Drive-Your-Plow-photo by Marc Brenner

Complicité, with its multi-media devised production of Drive Your Plow Over the Bones of the Dead, at Oxford Playhouse this week, has triumphed.

Not so much a fairy tale, despite the overtones of The Brothers Grimm in the dark woodlands of Eastern Europe, this is more a morality tale for our times.

The rapturous Oxford Playhouse audience – with a large contingent from an Oxfordshire secondary school – were spellbound for the full three hours.  

Drive-Your-Plow-photo-Marc-Brenner

The theatre company, founded in 1983 by the current artistic director Simon McBurney, uses text, movement, mime, music, lighting and video to create an enraged cry against “ecocide”. 

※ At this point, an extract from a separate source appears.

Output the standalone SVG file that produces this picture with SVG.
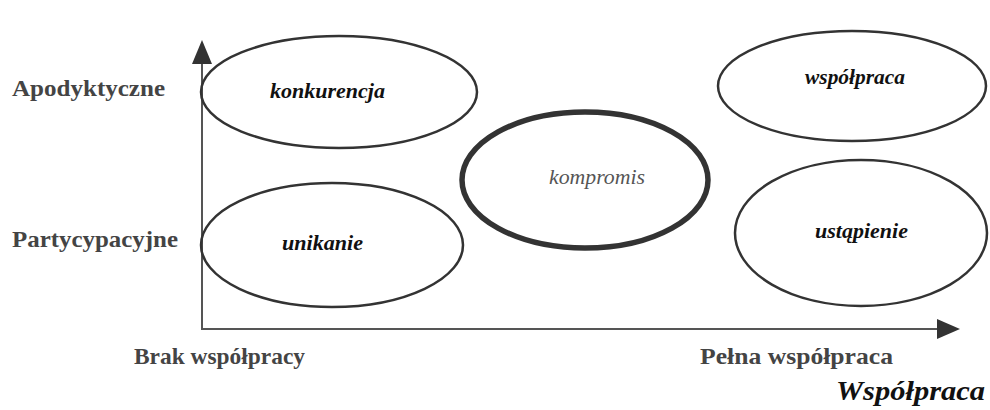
<svg xmlns="http://www.w3.org/2000/svg" width="990" height="410" viewBox="0 0 990 410">
<style>
.e{fill:none;stroke:#333;stroke-width:2.5}
.ax{stroke:#555;stroke-width:2;fill:none}
.lab{font-family:'Liberation Serif',serif;font-weight:bold;font-size:23px;fill:#444}
.in{font-family:'Liberation Serif',serif;font-weight:bold;font-style:italic;font-size:21px;fill:#111}
</style>
<rect width="990" height="410" fill="#fff"/>
<g id="connectors">
<line class="ax" x1="202" y1="330" x2="202" y2="50"/>
<path d="M192,64 L202,40 L212,64 Z" fill="#333"/>
<line class="ax" x1="202" y1="329" x2="945" y2="329"/>
<path d="M937,319 L960,329 L937,339 Z" fill="#333"/>
</g>
<g id="konkurencja"><ellipse class="e" cx="339" cy="92" rx="138" ry="56"/><text class="in" x="270" y="98" textLength="115" lengthAdjust="spacingAndGlyphs">konkurencja</text></g>
<g id="unikanie"><ellipse class="e" cx="332" cy="245" rx="131" ry="62"/><text class="in" x="282" y="250" textLength="81" lengthAdjust="spacingAndGlyphs">unikanie</text></g>
<g id="kompromis"><ellipse cx="585" cy="180" rx="123" ry="68" fill="none" stroke="#333" stroke-width="5.5"/><text x="549" y="184" style="font-family:'Liberation Serif',serif;font-style:italic;font-size:20px;fill:#555" textLength="96" lengthAdjust="spacingAndGlyphs">kompromis</text></g>
<g id="wspolpraca"><ellipse class="e" cx="852" cy="86" rx="134" ry="55"/><text class="in" x="805" y="84" textLength="100" lengthAdjust="spacingAndGlyphs">współpraca</text></g>
<g id="ustapienie"><ellipse class="e" cx="861" cy="233" rx="126" ry="73"/><text class="in" x="815" y="238" textLength="93" lengthAdjust="spacingAndGlyphs">ustąpienie</text></g>
<g id="labels">
<text class="lab" x="12" y="96" textLength="153" lengthAdjust="spacingAndGlyphs">Apodyktyczne</text>
<text class="lab" x="12" y="247" textLength="166" lengthAdjust="spacingAndGlyphs">Partycypacyjne</text>
<text class="lab" x="134" y="364" textLength="171" lengthAdjust="spacingAndGlyphs">Brak współpracy</text>
<text class="lab" x="700" y="364" textLength="193" lengthAdjust="spacingAndGlyphs">Pełna współpraca</text>
<text x="836" y="400" style="font-family:'Liberation Serif',serif;font-weight:bold;font-style:italic;font-size:27px;fill:#111" textLength="149" lengthAdjust="spacingAndGlyphs">Współpraca</text>
</g>
</svg>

The pan-European cast – not identified with individual roles – moves fluidly through life and death, human and animal, as interconnected as the forest eco-systems projected behind them.

The play is based on the 2009 novel by Nobel prize winning Polish writer Olga Tokarczuk, set in the remote Polish woodland near the Czech border.  

The title itself comes from the quintessential English mystical poet and painter William Blake’s ‘The Marriage of Heaven and Hell’, and his poems and images provide a backdrop to the murder-mystery story centred around the ageing, reclusive “eco-warrior“ and astrologer Janina Duszejko.

Drive-Your-Plow-3-photo-Marc-Brenner

Men die, animals die. It looks at first as if the animal world – brilliantly and beautifully realised by Rae Smith (set and costume design), Paule Constable, (lighting) and Dick Straker, (video) – is taking its natural revenge on the hunters in the woodland – the two-dimensional figures known as the Commandant, the Priest, the President, sometimes known only by their nicknames.

Fighting against the animal cruelty is a gentler group, formed around Janina, translating Blake’s poems, selling second-hand clothing and studying endangered beetles. Education and culture then come head-to-head with (male) authority and death.

Lead Kathryn Hunter was absent, ( she’s away filming during the Oxford run) and her part was taken on by Amanda Hadingue, who coped admirably but understandably had to rely on a projector for her script, none of which deterred from the action unfolding on stage or the delivery of the story itself.

Drive-Your-Plow-photo-Marc-Brenner

In the end, the mystery unravels, and the audience ends up questioning whether the end always justifies the means, and the relative values of human and animal life, even if collectively we’ve already addressed this issue and moved on.

Drive Your Plow Over the Bones of the Dead is a must-see production, dealing with our most profound moral questions about how to live a fully human life with wit, passion and love. It makes you think about the future in a whole new way.